Russian Olympic ban would be ‘criminal’ – minister
Oleg Matytsin commented amid speculation that Russians could miss out on competing at the Paris 2024 Games
Russian Sports Minister Oleg Matytsin has warned the International Olympic Committee (IOC) that any potential removal of Russian athletes from the 2024 Olympic Games in Paris would be “criminal.”
Russia performed at the Tokyo 2020 and Beijing 2022 Games as the Russian Olympic Committee (ROC) due to sanctions stemming from a long-running doping row.
Four days after the Winter Olympics had concluded, however, Russia launched its military operation in Ukraine which prompted the IOC to recommend that sporting federations the world over ban its teams, clubs and athletes from all international sporting events.
Some sports such as tennis have allowed Russians to compete under neutral status, although many federations have issued blanket bans.
In athletics, Russia has not been allowed to send competitors to the ongoing World Championships in Eugene, Oregon with World Athletics chief Sebastian Coe saying their presence was “inconceivable“.
Influential IOC figure Craig Reedie warned last week that Russia faces being frozen out of Paris 2024 as its athletes might not be able to compete in qualifying events.
Russian Sports Minister Matytsin has reacted to the possibility of a potential ban from the Paris Games with strong criticism.

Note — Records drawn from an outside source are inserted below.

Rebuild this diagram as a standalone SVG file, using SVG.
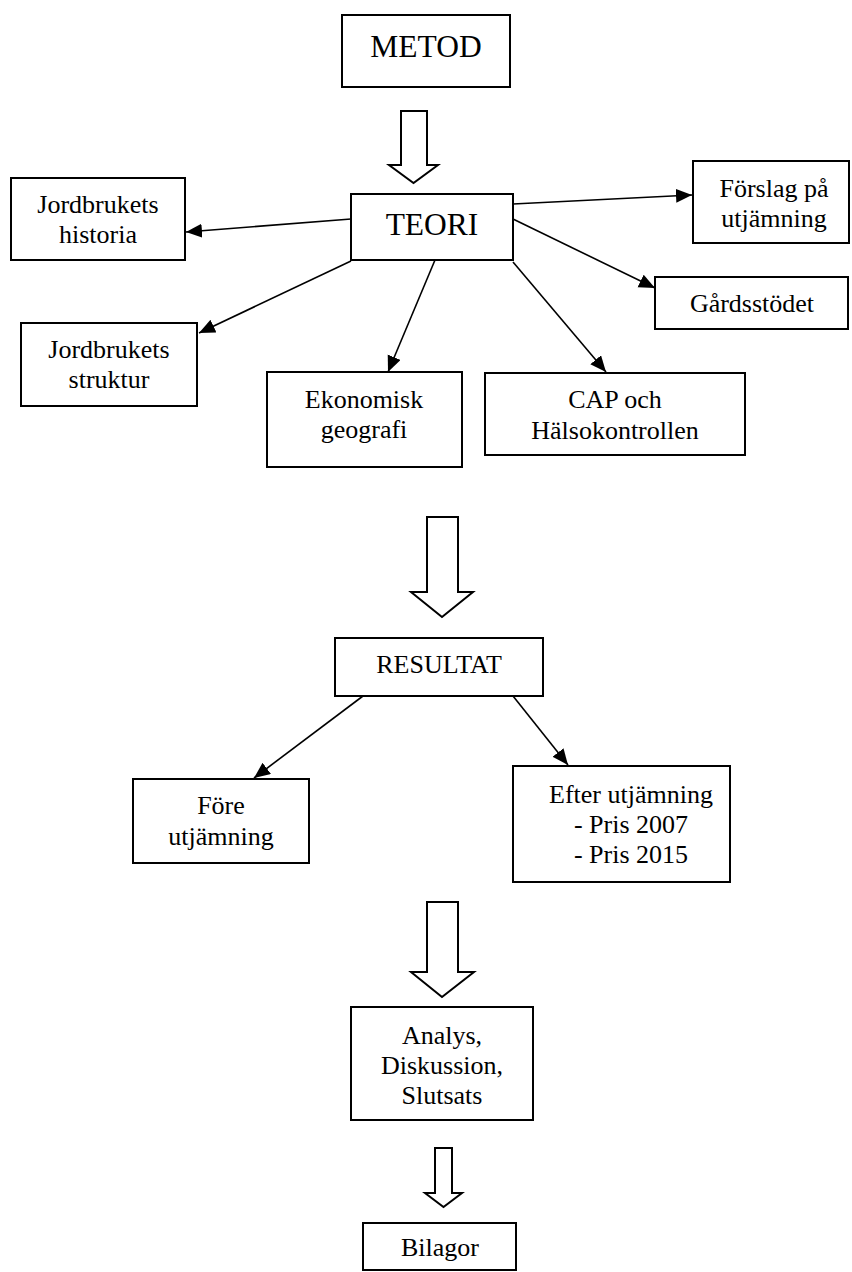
<svg xmlns="http://www.w3.org/2000/svg" width="852" height="1272" viewBox="0 0 852 1272">
<style>
.box{fill:#fff;stroke:#000;stroke-width:2}
.t{font-family:"Liberation Serif","Times New Roman",serif;font-size:26px;fill:#000;text-anchor:middle}
.big{font-size:31.5px}
.conn{stroke:#000;stroke-width:1.6;fill:none}
.blk{fill:#fff;stroke:#000;stroke-width:2;stroke-linejoin:miter}
</style>
<defs>
<marker id="ah" markerUnits="userSpaceOnUse" markerWidth="17" markerHeight="15" refX="16" refY="7" orient="auto">
<path d="M0,0 L16,7 L0,14 z" fill="#000"/>
</marker>
</defs>
<rect width="852" height="1272" fill="#fff"/>

<g id="connectors">
<line class="conn" x1="351" y1="219" x2="186" y2="232" marker-end="url(#ah)"/>
<line class="conn" x1="351" y1="261" x2="199" y2="333" marker-end="url(#ah)"/>
<line class="conn" x1="435" y1="260" x2="388" y2="372" marker-end="url(#ah)"/>
<line class="conn" x1="513" y1="262" x2="606" y2="372" marker-end="url(#ah)"/>
<line class="conn" x1="513" y1="219" x2="655" y2="288" marker-end="url(#ah)"/>
<line class="conn" x1="513" y1="204" x2="692" y2="195" marker-end="url(#ah)"/>
<line class="conn" x1="363" y1="696" x2="254" y2="778" marker-end="url(#ah)"/>
<line class="conn" x1="513" y1="696" x2="568" y2="765" marker-end="url(#ah)"/>
<path class="blk" d="M401,111 H427 V165 H438 L413.5,183 L389,165 H401 Z"/>
<path class="blk" d="M427,517 H458 V592 H473 L442,617 L411,592 H427 Z"/>
<path class="blk" d="M427,902 H458 V972 H474 L442,997 L411,972 H427 Z"/>
<path class="blk" d="M435,1148 H452 V1193 H462 L443.5,1207 L425,1193 H435 Z"/>
</g>

<g id="metod">
<rect class="box" x="342" y="15" width="168" height="72"/>
<text class="t big" x="426" y="57">METOD</text>
</g>
<g id="teori">
<rect class="box" x="351" y="194" width="162" height="66"/>
<text class="t big" x="432" y="235">TEORI</text>
</g>
<g id="historia">
<rect class="box" x="11" y="178" width="174" height="82"/>
<text class="t" x="98" y="213">Jordbrukets</text>
<text class="t" x="98" y="243">historia</text>
</g>
<g id="struktur">
<rect class="box" x="21" y="323" width="176" height="83"/>
<text class="t" x="109" y="358">Jordbrukets</text>
<text class="t" x="109" y="388">struktur</text>
</g>
<g id="ekonomisk">
<rect class="box" x="267" y="372" width="195" height="95"/>
<text class="t" x="364" y="408">Ekonomisk</text>
<text class="t" x="364" y="438">geografi</text>
</g>
<g id="cap">
<rect class="box" x="485" y="373" width="260" height="82"/>
<text class="t" x="615" y="408">CAP och</text>
<text class="t" x="615" y="439">Hälsokontrollen</text>
</g>
<g id="forslag">
<rect class="box" x="693" y="161" width="156" height="82"/>
<text class="t" x="774" y="197">Förslag på</text>
<text class="t" x="774" y="227">utjämning</text>
</g>
<g id="gardsstodet">
<rect class="box" x="655" y="277" width="193" height="52"/>
<text class="t" x="752" y="312">Gårdsstödet</text>
</g>
<g id="resultat">
<rect class="box" x="335" y="638" width="208" height="58"/>
<text class="t" x="439" y="673">RESULTAT</text>
</g>
<g id="fore">
<rect class="box" x="133" y="779" width="176" height="84"/>
<text class="t" x="221" y="814">Före</text>
<text class="t" x="221" y="845">utjämning</text>
</g>
<g id="efter">
<rect class="box" x="513" y="766" width="217" height="116"/>
<text class="t" x="631" y="803">Efter utjämning</text>
<text class="t" x="631" y="833">- Pris 2007</text>
<text class="t" x="631" y="863">- Pris 2015</text>
</g>
<g id="analys">
<rect class="box" x="351" y="1007" width="182" height="113"/>
<text class="t" x="442" y="1044">Analys,</text>
<text class="t" x="442" y="1074">Diskussion,</text>
<text class="t" x="442" y="1104">Slutsats</text>
</g>
<g id="bilagor">
<rect class="box" x="363" y="1223" width="153" height="47"/>
<text class="t" x="440" y="1256">Bilagor</text>
</g>
</svg>
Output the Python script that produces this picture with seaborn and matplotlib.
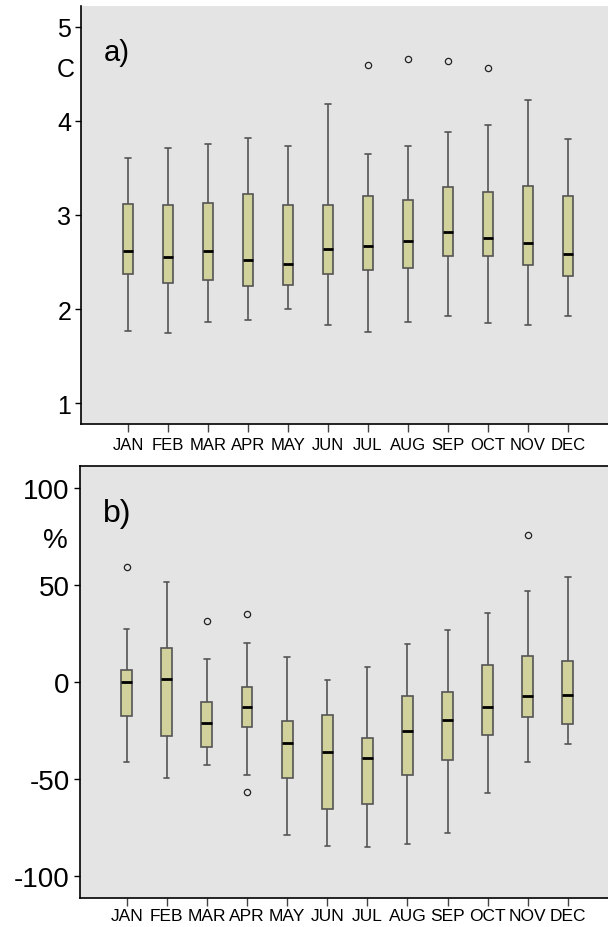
import numpy as np
import pandas as pd
import matplotlib
matplotlib.use("Agg")
import matplotlib.pyplot as plt
import seaborn as sns

months = ["JAN", "FEB", "MAR", "APR", "MAY", "JUN",
          "JUL", "AUG", "SEP", "OCT", "NOV", "DEC"]

# panel a) temperature, five-number summaries read off the boxes
temp_low = [1.77, 1.74, 1.86, 1.88, 2.00, 1.83, 1.76, 1.86, 1.93, 1.85, 1.83, 1.93]
temp_q1 = [2.37, 2.28, 2.31, 2.25, 2.26, 2.37, 2.42, 2.44, 2.56, 2.56, 2.47, 2.35]
temp_med = [2.62, 2.55, 2.62, 2.52, 2.48, 2.64, 2.67, 2.72, 2.82, 2.75, 2.70, 2.59]
temp_q3 = [3.12, 3.11, 3.13, 3.22, 3.11, 3.11, 3.20, 3.16, 3.30, 3.24, 3.31, 3.20]
temp_high = [3.61, 3.71, 3.76, 3.82, 3.73, 4.18, 3.65, 3.73, 3.88, 3.96, 4.22, 3.81]
temp_out = [[], [], [], [], [], [], [4.60], [4.66], [4.64], [4.56], [], []]

# panel b) precipitation anomaly (%)
prec_low = [-41.0, -49.3, -42.7, -47.9, -78.6, -84.5, -85.0, -83.6, -77.6, -57.2, -41.4, -32.1]
prec_q1 = [-17.5, -27.8, -33.5, -23.0, -49.3, -65.2, -62.8, -47.6, -40.2, -27.3, -17.9, -21.5]
prec_med = [0.3, 1.7, -21.1, -12.6, -31.3, -35.9, -39.3, -25.1, -19.6, -12.9, -6.9, -6.7]
prec_q3 = [6.2, 17.8, -10.5, -2.7, -19.8, -16.7, -28.7, -7.0, -5.3, 8.7, 13.7, 10.8]
prec_high = [27.6, 51.8, 12.0, 20.1, 12.9, 1.0, 8.0, 19.4, 26.6, 35.8, 46.7, 54.2]
prec_out = [[59.2], [], [31.7], [35.3, -56.8], [], [], [], [], [], [], [75.9], []]


def summary_frame(low, q1, med, q3, high, out, reps=20):
    # repeat the quartile values so the boxplot statistics land on the read values
    rows = []
    for i, m in enumerate(months):
        vals = [low[i]] + [q1[i]] * reps + [med[i]] * reps + [q3[i]] * reps + [high[i]] + out[i]
        rows += [(m, v) for v in vals]
    return pd.DataFrame(rows, columns=["month", "value"])


temp_df = summary_frame(temp_low, temp_q1, temp_med, temp_q3, temp_high, temp_out)
prec_df = summary_frame(prec_low, prec_q1, prec_med, prec_q3, prec_high, prec_out)

sns.set_theme(style="ticks", rc={"axes.facecolor": "#e4e4e4",
                                 "axes.edgecolor": "black",
                                 "axes.linewidth": 1.2,
                                 "text.color": "black",
                                 "axes.labelcolor": "black",
                                 "xtick.color": "black",
                                 "ytick.color": "black",
                                 "axes.unicode_minus": False})
plt.rcParams["font.family"] = ["Liberation Sans", "DejaVu Sans"]

fig = plt.figure(figsize=(6.08, 9.28), dpi=100)
ax_a = fig.add_axes([0.1332, 0.5420, 0.8668, 0.4505])
ax_b = fig.add_axes([0.1308, 0.03125, 0.8692, 0.4655])

box_kws = dict(x="month", y="value", order=months, color="#d1d29b", saturation=1,
               width=0.27, linecolor="#555555", linewidth=1.2, whis=1.5,
               medianprops=dict(color="black", linewidth=2.0),
               flierprops=dict(marker="o", markerfacecolor="none", markeredgecolor="#222222",
                               markersize=4.5, markeredgewidth=0.9))

sns.boxplot(data=temp_df, ax=ax_a, **box_kws)
sns.boxplot(data=prec_df, ax=ax_b, **box_kws)

for ax in (ax_a, ax_b):
    ax.set_xlim(-1.175, 12)
    ax.set_xlabel("")
    ax.spines["right"].set_visible(False)
    ax.tick_params(axis="y", length=4, width=1, pad=3)
    ax.tick_params(axis="x", length=6, width=1, color="#444444")

ax_a.spines["top"].set_visible(False)
ax_a.set_ylim(0.777, 5.223)
ax_a.set_yticks([1, 2, 3, 4, 5])
ax_a.tick_params(axis="y", labelsize=18)
ax_a.tick_params(axis="x", labelsize=12, pad=3)
ax_a.set_ylabel("C", rotation=0, fontsize=18, ha="center", va="center")
ax_a.yaxis.set_label_coords(-0.029, 0.849)
ax_a.text(0.068, 0.890, "a)", transform=ax_a.transAxes, fontsize=21,
          ha="center", va="center")

ax_b.set_ylim(-111.2, 111.3)
ax_b.set_yticks([-100, -50, 0, 50, 100])
ax_b.tick_params(axis="y", labelsize=20)
ax_b.tick_params(axis="x", labelsize=12.5, pad=1)
ax_b.set_ylabel("%", rotation=0, fontsize=20, ha="center", va="center")
ax_b.yaxis.set_label_coords(-0.045, 0.829)
ax_b.text(0.071, 0.891, "b)", transform=ax_b.transAxes, fontsize=23,
          ha="center", va="center")

fig.savefig("out.png", dpi=100)
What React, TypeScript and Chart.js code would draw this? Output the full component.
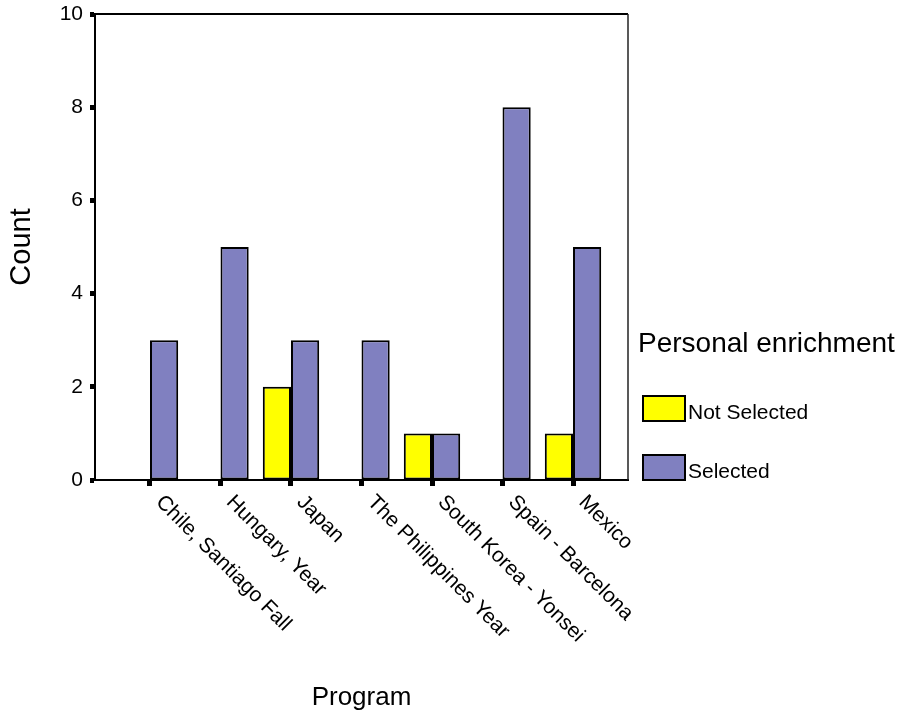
import React, { useEffect, useRef } from 'react';
import { Chart, registerables } from 'chart.js';

Chart.register(...registerables);

const programs = [
  'Chile, Santiago Fall',
  'Hungary, Year',
  'Japan',
  'The Philippines Year',
  'South Korea - Yonsei',
  'Spain - Barcelona',
  'Mexico',
];
const notSelected = [0, 0, 2, 0, 1, 0, 1];
const selected = [3, 5, 3, 3, 1, 8, 5];
const yTicks = [0, 2, 4, 6, 8, 10];
const seriesLabels = ['Not Selected', 'Selected'];
const legendTitle = 'Personal enrichment';
const xTitle = 'Program';
const yTitle = 'Count';

const FONT = "'Liberation Sans', Arial, Helvetica, sans-serif";
const YELLOW = '#FFFF00';
const PURPLE = '#8080C0';

const xLabelPlugin = {
  id: 'xLabels',
  afterDraw(chart: any) {
    const xs = chart.scales.x;
    const { ctx, chartArea } = chart;
    ctx.save();
    ctx.font = `21px ${FONT}`;
    ctx.fillStyle = '#000';
    ctx.textAlign = 'left';
    ctx.textBaseline = 'middle';
    programs.forEach((p, i) => {
      const x = xs.getPixelForValue(i);
      ctx.save();
      ctx.translate(x + 9, chartArea.bottom + 19);
      ctx.rotate(Math.PI / 4);
      ctx.fillText(p, 0, 0);
      ctx.restore();
    });
    ctx.restore();
  },
};

const framePlugin = {
  id: 'frame',
  afterDraw(chart: any) {
    const { ctx, chartArea } = chart;
    ctx.save();
    ctx.strokeStyle = '#000';
    ctx.lineWidth = 2;
    ctx.beginPath();
    ctx.moveTo(chartArea.left, chartArea.top);
    ctx.lineTo(chartArea.right, chartArea.top);
    ctx.stroke();
    ctx.lineWidth = 1.5;
    ctx.strokeStyle = '#222';
    ctx.beginPath();
    ctx.moveTo(chartArea.right, chartArea.top);
    ctx.lineTo(chartArea.right, chartArea.bottom);
    ctx.stroke();
    ctx.restore();
  },
};

const legendPlugin = {
  id: 'customLegend',
  afterDraw(chart: any) {
    const { ctx, chartArea } = chart;
    const x0 = chartArea.right;
    ctx.save();
    ctx.fillStyle = '#000';
    ctx.textAlign = 'left';
    ctx.textBaseline = 'alphabetic';
    ctx.font = `28px ${FONT}`;
    ctx.fillText(legendTitle, x0 + 10, 352);
    const rows = [396, 455];
    chart.data.datasets.forEach((ds: any, i: number) => {
      const y = rows[i];
      ctx.fillStyle = ds.backgroundColor;
      ctx.fillRect(x0 + 15, y, 42, 25);
      ctx.strokeStyle = '#000';
      ctx.lineWidth = 2;
      ctx.strokeRect(x0 + 15, y, 42, 25);
      ctx.fillStyle = '#000';
      ctx.font = `21px ${FONT}`;
      ctx.fillText(ds.label, x0 + 60, y + 23);
    });
    ctx.restore();
  },
};

export default function App() {
  const canvasRef = useRef<HTMLCanvasElement | null>(null);

  useEffect(() => {
    if (!canvasRef.current) return;
    const bw = (c: any) => (c.raw && c.raw.y ? 2 : 0);
    const chart = new Chart(canvasRef.current, {
      type: 'bar',
      data: {
        datasets: [
          {
            label: seriesLabels[0],
            data: notSelected.map((v, i) => ({ x: i, y: v })),
            backgroundColor: YELLOW,
            borderColor: '#000',
            borderWidth: bw,
            borderSkipped: false,
            categoryPercentage: 0.8,
            barPercentage: 1,
          },
          {
            label: seriesLabels[1],
            data: selected.map((v, i) => ({ x: i, y: v })),
            backgroundColor: PURPLE,
            borderColor: '#000',
            borderWidth: bw,
            borderSkipped: false,
            categoryPercentage: 0.8,
            barPercentage: 1,
          },
        ],
      },
      options: {
        responsive: false,
        maintainAspectRatio: false,
        animation: false,
        devicePixelRatio: 1,
        layout: { padding: { top: 14, right: 275, bottom: 0, left: 0 } },
        plugins: {
          legend: { display: false },
          tooltip: { enabled: false },
        },
        scales: {
          x: {
            type: 'linear',
            offset: false,
            min: -0.78,
            max: 6.78,
            afterBuildTicks: (scale: any) => {
              scale.ticks = programs.map((_, i) => ({ value: i }));
            },
            afterFit: (scale: any) => {
              scale.height = 239;
              scale.paddingLeft = 0;
              scale.paddingRight = 0;
            },
            grid: {
              offset: false,
              drawOnChartArea: false,
              drawTicks: true,
              tickLength: 6,
              tickWidth: 5,
              tickColor: '#000',
              color: '#000',
            },
            border: { display: true, color: '#000', width: 2 },
            ticks: { display: false },
            title: {
              display: true,
              text: xTitle,
              color: '#000',
              font: { family: FONT, size: 26 },
              padding: { top: 0, bottom: 6 },
            },
          },
          y: {
            min: 0,
            max: 10,
            afterBuildTicks: (scale: any) => {
              scale.ticks = yTicks.map((v) => ({ value: v }));
            },
            afterFit: (scale: any) => {
              scale.width = 95;
              scale.paddingTop = 0;
              scale.paddingBottom = 0;
            },
            ticks: {
              color: '#000',
              font: { family: FONT, size: 21 },
              padding: 7,
            },
            grid: {
              drawOnChartArea: false,
              drawTicks: true,
              tickLength: 5,
              tickWidth: 5,
              tickColor: '#000',
              color: '#000',
            },
            border: { display: true, color: '#000', width: 2 },
            title: {
              display: true,
              text: yTitle,
              color: '#000',
              font: { family: FONT, size: 29 },
              padding: { top: 5, bottom: 0 },
            },
          },
        },
      } as any,
      plugins: [xLabelPlugin, framePlugin, legendPlugin],
    });
    return () => chart.destroy();
  }, []);

  return (
    <div style={{ position: 'absolute', left: 0, top: 0, width: 903, height: 719, background: '#fff' }}>
      <canvas ref={canvasRef} width={903} height={719} style={{ display: 'block' }} />
    </div>
  );
}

“We have said more than once, and this is confirmed by representatives of other countries and federations, that without Russia the development of world sports is impossible,” Matytsin remarked to Match TV.
“And to deprive [Russia of] the right to participate in the Olympic Games, I think it would be a crime and lead to even greater discord within the Olympic movement.”
“We are ready for development in any format, for any perspective,” Matytsin revealed while stressing that he doesn’t “see the need to create some alternative Games.”
“We have enough formats and opportunities – BRICS, SCO, CIS, so that our athletes do not lose the competitive environment. Time will tell, I hope that reason will prevail in the international federations and the IOC,” he went on.
Matytsin added that there is no information on how many Russian athletes might decide to change citizenship in order to compete at international events.
“We have not been officially contacted. None of the leading athletes expressed a desire and did not take an active position in order to change sports citizenship,” Matytsin said.